Le succès du courant cyberpunk sur les réseaux sociaux s'explique ainsi évidemment car les réseaux sociaux sont des produits vendant à des investissaires notre temps et nos émotions, ce qui apparaît comme un point d'étape vers la réalisation de sa sombre prophétie, donc à travers ce courant on aimerait que le grand public se rende compte de ce qui nous arrive, ensuite car il s'agit d'une dystopie et car il est plus facile de s'y identifier, en (mettons) 500 signes, qu'à une utopie. Si on lit « La société du spectacle » (Debord, 1967), on se rend notamment compte que l'économie politique a dégradé l'être en avoir, et que depuis la moitié du XXe siècle cet avoir s'est encore dégradé en paraître. Les réseaux sociaux en sont un archétype : dans le contexte où l'on tente justement de s'en servir pour rompre avec l'isolement et pour rencontrer des inconnu·es, on n'interagit pas avec des personnes mais avec des personas, avec des mises en scène de leurs existences. Prendre le réel tel qu'il nous est donné pour le réel lui-même, c'est ce qui caractérise l'enfance, et c'est également ce qui caractérise le mode de propagande bourgeoise de répétition d'un message, que l'on peut retrouver, avec un contenu de gauche, sur les réseaux sociaux et malgré leur modèle ; le militantisme, l'âge adulte, c'est tenter de rapprocher l'état actuel du monde de ce qu'il devrait être2, c'est des utopies, des rêveries déterminées, qu'il est comparativement plus difficile de susciter en quelques dizaines de mots.

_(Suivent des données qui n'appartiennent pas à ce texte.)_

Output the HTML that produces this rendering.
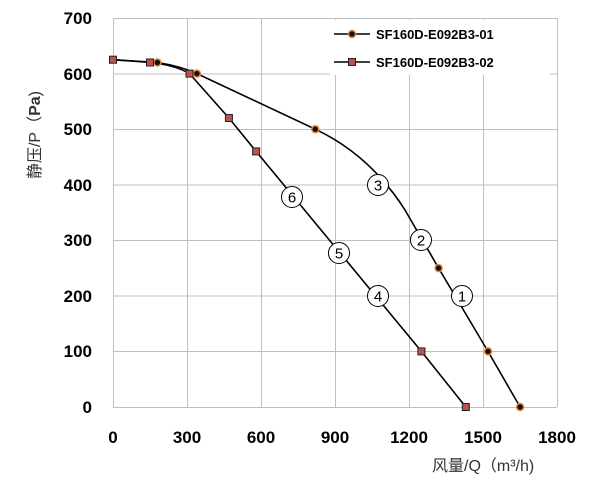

Comment éviter une expérience totalitaire ? En utilisant les réseaux sociaux pour communiquer avec des personnes que l'on connaît AFK. C'est mon chéri qui m'a fait remarquer que j'utilisais les réseaux sociaux pour interagir avec des personnes que je ne connaissais pas, tandis que son propre usage lui paraissait en tout cas plus sain et contrôlé que le mien. C'est logique si l'on considère qu'utiliser un réseau social avec des personnes que l'on connaît devrait nous protéger de l'isolement qui caractérise les institutions totales.

Plus généralement, cela peut être par un usage intentionnel du numérique, qui peut être atteint de cette manière ou en fréquentant des communautés d'intérêt telles que (en informatique) les tildes et des associations de logiciels libres, des communautés de jeux de société et de jeux vidéo, ou alors qui tournent autour de la nature et des animaux, tout ce qui tourne autour de la slow life (tricot, slow food, économie circulaire), etc.

Bibliographie

Debord G., 1967, La société du spectacle, Buchet/Chastel, 106 boulevard du Montparnasse, Paris, 221 p. Goffman E., 1961, Asiles. étude sur la condition sociale des malades mentaux, Éditions de Minuit (Le sens commun), 452 p. Lahire B., 1996, L’homme pluriel. les ressorts de l’action, Lyon, Fayard (Pluriel), 271 p.

Notes

1 Cf. https://www.arte.tv/en/videos/085801-008-A/dopamine-8-8/.

2 Cf. https://www.arte.tv/fr/videos/108567-012-A/peut-on-grandir-sans-se-trahir/. On exclut de cette analyse la haute bourgeoisie, car (1) de sa position sociale, le monde devrait être ce qu'il était au XIXe siècle, (2) on sait de longue date que cette classe sociale n'est qu'une enfance prolongée. Ce qui s'est déployé lors du couronnement du roi Charles était avant tout le caractère profondément infantile de la royauté.